Dyer wrote the most favorable of four local reviews of a March 4 Cliburn recital at Boston’s Symphony Hall. That prompted the Fort Worth Star-Telegram to grab Dyer’s review off the wires and run it after its own critic had torched Cliburn for his “wooden playing, poor phrasing, and careless transitions.” The Star-Telegram explained that it wanted to offer “a somewhat different opinion of the same recital,” which the alternative Fort Worth Weekly called “a backpedaling copout that wouldn’t have been done for, say, Megadeth.”

Now it turns out that Dyer is one of 10 jurors who will judge this year’s 11th Van Cliburn International Piano Competition, to be held in Fort Worth from May 25 through June 10. Not that Dyer’s getting rich off the deal. According to Van Cliburn Foundation spokesman Sevan Melikyan, each juror will receive an honorarium of a “confidential” sum, but intended to cover only travel, hotel, and other expenses. When I contacted Dyer at the Globe, he confirmed the arrangement.

Still, Dyer has created at least the appearance of a conflict. His Globe review of Cliburn’s concert was notably more favorable than that of the Boston Herald’s T.J. Medrek, who fulminated against the musician’s “loud, ugly, even crude piano playing.” Two other pieces were more mixed. Ellen Pfeifer, in the Boston Phoenix, pronounced Cliburn’s Debussy “dazzling” but his Chopin “unlistenable.” Peter Knapp, in the Quincy Patriot Ledger, called Cliburn’s Brahms “king-sized and richly textured,” but his Chopin “fussy and episodic” and “mechanical.” (What’s with Cliburn and Chopin?) Dyer, by contrast, hailed the “master pianist” for his “easy unforced power, the orchestral range of coloration, the prodigies of voicing, and the open emotion.”

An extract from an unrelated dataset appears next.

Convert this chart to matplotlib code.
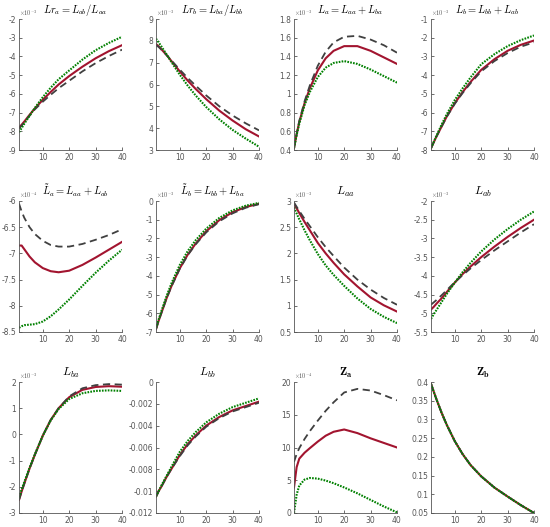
import matplotlib
matplotlib.use('Agg')
import matplotlib.pyplot as plt
from matplotlib.ticker import FuncFormatter

plt.rcParams['font.family'] = ['DejaVu Sans']
plt.rcParams['mathtext.fontset'] = 'cm'
plt.rcParams['axes.unicode_minus'] = False

x = [1, 2, 3, 5, 7, 10, 13, 16, 20, 25, 30, 35, 40]

# Lr_a (x1e-3)
lra_red = [-7.8, -7.65, -7.48, -7.12, -6.78, -6.32, -5.9, -5.5, -5.05, -4.55, -4.1, -3.72, -3.4]
lra_dash = [-7.85, -7.7, -7.52, -7.17, -6.83, -6.42, -6.05, -5.7, -5.3, -4.8, -4.36, -3.98, -3.64]
lra_green = [-8.05, -7.83, -7.6, -7.17, -6.75, -6.18, -5.67, -5.22, -4.75, -4.17, -3.67, -3.28, -2.95]
# Lr_b (x1e-3)
lrb_red = [7.85, 7.75, 7.62, 7.35, 7.05, 6.6, 6.18, 5.8, 5.33, 4.8, 4.35, 3.95, 3.62]
lrb_dash = [7.8, 7.72, 7.6, 7.35, 7.08, 6.68, 6.3, 5.95, 5.5, 5.0, 4.58, 4.22, 3.9]
lrb_green = [8.1, 7.93, 7.75, 7.38, 7.0, 6.45, 5.95, 5.5, 4.97, 4.4, 3.92, 3.52, 3.15]
# L_a (x1e-3)
la_red = [0.42, 0.57, 0.7, 0.9, 1.06, 1.25, 1.38, 1.46, 1.51, 1.51, 1.46, 1.39, 1.32]
la_dash = [0.42, 0.57, 0.71, 0.92, 1.09, 1.3, 1.45, 1.55, 1.61, 1.62, 1.58, 1.52, 1.44]
la_green = [0.42, 0.56, 0.68, 0.88, 1.02, 1.18, 1.28, 1.33, 1.35, 1.32, 1.26, 1.19, 1.12]
# L_b (x1e-3)
lb_red = [-7.9, -7.6, -7.3, -6.75, -6.2, -5.5, -4.9, -4.36, -3.72, -3.15, -2.7, -2.38, -2.15]
lb_dash = [-7.9, -7.6, -7.3, -6.75, -6.22, -5.53, -4.95, -4.43, -3.8, -3.25, -2.82, -2.48, -2.25]
lb_green = [-7.9, -7.58, -7.26, -6.65, -6.08, -5.33, -4.7, -4.12, -3.42, -2.88, -2.45, -2.13, -1.88]
# L~_a (x1e-4)
lta_red = [-6.85, -6.85, -6.92, -7.06, -7.17, -7.28, -7.34, -7.36, -7.33, -7.22, -7.08, -6.93, -6.78]
lta_dash = [-6.05, -6.2, -6.32, -6.5, -6.63, -6.76, -6.84, -6.87, -6.87, -6.82, -6.74, -6.65, -6.54]
lta_green = [-8.42, -8.39, -8.37, -8.36, -8.35, -8.3, -8.2, -8.07, -7.88, -7.62, -7.37, -7.14, -6.93]
# L~_b (x1e-3)
ltb_red = [-6.85, -6.4, -6.0, -5.2, -4.5, -3.6, -2.87, -2.28, -1.62, -1.02, -0.6, -0.32, -0.15]
ltb_dash = [-6.85, -6.4, -6.0, -5.2, -4.52, -3.62, -2.9, -2.32, -1.68, -1.08, -0.66, -0.36, -0.17]
ltb_green = [-6.8, -6.33, -5.9, -5.08, -4.35, -3.42, -2.68, -2.1, -1.48, -0.9, -0.5, -0.25, -0.1]
# L_aa (x1e-3)
laa_red = [2.95, 2.86, 2.77, 2.6, 2.44, 2.2, 2.0, 1.82, 1.6, 1.37, 1.16, 1.01, 0.89]
laa_dash = [2.97, 2.89, 2.81, 2.66, 2.52, 2.31, 2.12, 1.95, 1.73, 1.5, 1.31, 1.15, 1.02]
laa_green = [2.88, 2.76, 2.65, 2.44, 2.25, 1.99, 1.77, 1.59, 1.38, 1.14, 0.94, 0.79, 0.67]
# L_ab (x1e-3)
lab_red = [-4.9, -4.83, -4.75, -4.6, -4.43, -4.18, -3.95, -3.75, -3.5, -3.22, -2.96, -2.72, -2.5]
lab_dash = [-4.77, -4.71, -4.65, -4.52, -4.38, -4.17, -3.98, -3.8, -3.58, -3.32, -3.08, -2.84, -2.62]
lab_green = [-5.15, -5.03, -4.92, -4.7, -4.48, -4.18, -3.9, -3.65, -3.35, -3.03, -2.75, -2.5, -2.28]
# L_ba (x1e-3)
lba_red = [-2.5, -2.18, -1.88, -1.3, -0.78, -0.05, 0.55, 1.0, 1.42, 1.7, 1.81, 1.84, 1.82]
lba_dash = [-2.5, -2.18, -1.88, -1.3, -0.78, -0.05, 0.55, 1.0, 1.45, 1.76, 1.88, 1.92, 1.9]
lba_green = [-2.4, -2.1, -1.82, -1.27, -0.76, -0.05, 0.53, 0.97, 1.35, 1.57, 1.66, 1.68, 1.66]
# L_bb
lbb_red = [-0.0105, -0.0100, -0.0096, -0.0087, -0.0079, -0.0067, -0.0057, -0.0049, -0.0040, -0.0032, -0.0026, -0.0022, -0.0018]
lbb_dash = [-0.0105, -0.0100, -0.0096, -0.0087, -0.0079, -0.0068, -0.0058, -0.0050, -0.0041, -0.0033, -0.0027, -0.0023, -0.0019]
lbb_green = [-0.0105, -0.0100, -0.0095, -0.0086, -0.0077, -0.0064, -0.0054, -0.0046, -0.0037, -0.0029, -0.0023, -0.0019, -0.0015]
# Z_a (x1e-4)
za_red = [3.9, 7.0, 8.3, 9.2, 9.9, 10.9, 11.8, 12.4, 12.75, 12.2, 11.4, 10.7, 10.0]
za_dash = [7.8, 9.0, 9.9, 11.3, 12.5, 14.1, 15.6, 16.9, 18.4, 18.95, 18.7, 18.0, 17.2]
za_green = [0.0, 2.8, 4.2, 5.1, 5.35, 5.25, 4.95, 4.55, 3.9, 3.0, 2.0, 1.0, 0.1]
# Z_b
zb_red = [0.395, 0.375, 0.355, 0.318, 0.285, 0.242, 0.207, 0.178, 0.148, 0.118, 0.094, 0.071, 0.05]
zb_dash = zb_red
zb_green = zb_red

titles = [r'$Lr_a = L_{ab}/L_{aa}$', r'$Lr_b = L_{ba}/L_{bb}$',
          r'$L_a = L_{aa} + L_{ba}$', r'$L_b = L_{bb} + L_{ab}$',
          r'$\tilde{L}_a = L_{aa} + L_{ab}$', r'$\tilde{L}_b = L_{bb} + L_{ba}$',
          r'$L_{aa}$', r'$L_{ab}$', r'$L_{ba}$', r'$L_{bb}$',
          r'$\mathbf{Z}_{\mathbf{a}}$', r'$\mathbf{Z}_{\mathbf{b}}$']

# (red, dashed, green, exponent shown in corner, y limits, y tick step)
panels = [
    (lra_red, lra_dash, lra_green, -3, (-9, -2), 1),
    (lrb_red, lrb_dash, lrb_green, -3, (3, 9), 1),
    (la_red, la_dash, la_green, -3, (0.4, 1.8), 0.2),
    (lb_red, lb_dash, lb_green, -3, (-8, -1), 1),
    (lta_red, lta_dash, lta_green, -4, (-8.5, -6), 0.5),
    (ltb_red, ltb_dash, ltb_green, -3, (-7, 0), 1),
    (laa_red, laa_dash, laa_green, -3, (0.5, 3), 0.5),
    (lab_red, lab_dash, lab_green, -3, (-5.5, -2), 0.5),
    (lba_red, lba_dash, lba_green, -3, (-3, 2), 1),
    (lbb_red, lbb_dash, lbb_green, 0, (-0.012, 0), 0.002),
    (za_red, za_dash, za_green, -4, (0, 20), 5),
    (zb_red, zb_dash, zb_green, 0, (0.05, 0.4), 0.05),
]

red = '#a2142f'
gray = '#404040'
green = '#008000'
tick_color = '#555555'

fig = plt.figure(figsize=(5.5, 5.27), dpi=100)
lefts = [19, 156, 294, 431]
tops = [19, 201, 382]
w_px, h_px = 103, 131

for i, (yr, yd, yg, expo, ylim, step) in enumerate(panels):
    row, col = divmod(i, 4)
    ax = fig.add_axes([lefts[col] / 550, 1 - (tops[row] + h_px) / 527, w_px / 550, h_px / 527])
    ax.plot(x, yr, color=red, lw=1.5)
    ax.plot(x, yd, color=gray, lw=1.3, ls=(0, (4, 2.5)))
    ax.plot(x, yg, color=green, lw=1.5, ls=(0, (0.8, 0.6)))
    ax.set_xlim(1, 40)
    ax.set_xticks([10, 20, 30, 40])
    lo, hi = ylim
    ax.set_ylim(lo, hi)
    n = int(round((hi - lo) / step))
    ax.set_yticks([lo + k * step for k in range(n + 1)])
    ax.yaxis.set_major_formatter(FuncFormatter(lambda v, p: '%g' % round(v, 6)))
    if expo != 0:
        ax.text(0.0, 1.005, r'$\times10^{%d}$' % expo, transform=ax.transAxes,
                ha='left', va='bottom', fontsize=4.5, color=tick_color)
    for s in ['top', 'right']:
        ax.spines[s].set_visible(False)
    for s in ['left', 'bottom']:
        ax.spines[s].set_color(tick_color)
        ax.spines[s].set_linewidth(0.6)
    ax.tick_params(direction='in', length=2, width=0.6, labelsize=5.5, colors=tick_color, pad=2)
    size = 7.5 if i < 6 else 8.5
    t = ax.set_title(titles[i], fontsize=size, pad=4)
    if i < 6:
        t.set_x(0.55)

fig.savefig('out.png', dpi=100)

Dyer told me he had no idea the Star-Telegram had even picked up his review until he was contacted by the Fort Worth Weekly for comment. The differing reviews, he says, are typical of how Cliburn’s playing has always been received. As for the Cliburn competition, he says he was invited to help with the judging shortly after giving a speech at the 1999 meeting of the International Federation of Music Competitions, in Dublin. “Because every competition in the world was represented in the audience, I was asked to take part in a bunch of them,” he says. “Having criticized them for years, I wanted to see how they worked.” He adds that he cleared his participation with management before accepting.

Bottom line: there’s little in it for Dyer, and it’s not as if Van Cliburn personally asked him to be a competition juror. But given that he’ll be flying off to Cliburn Central in just two months, he probably would have been well served if he had requested that someone else review Cliburn’s Boston performance.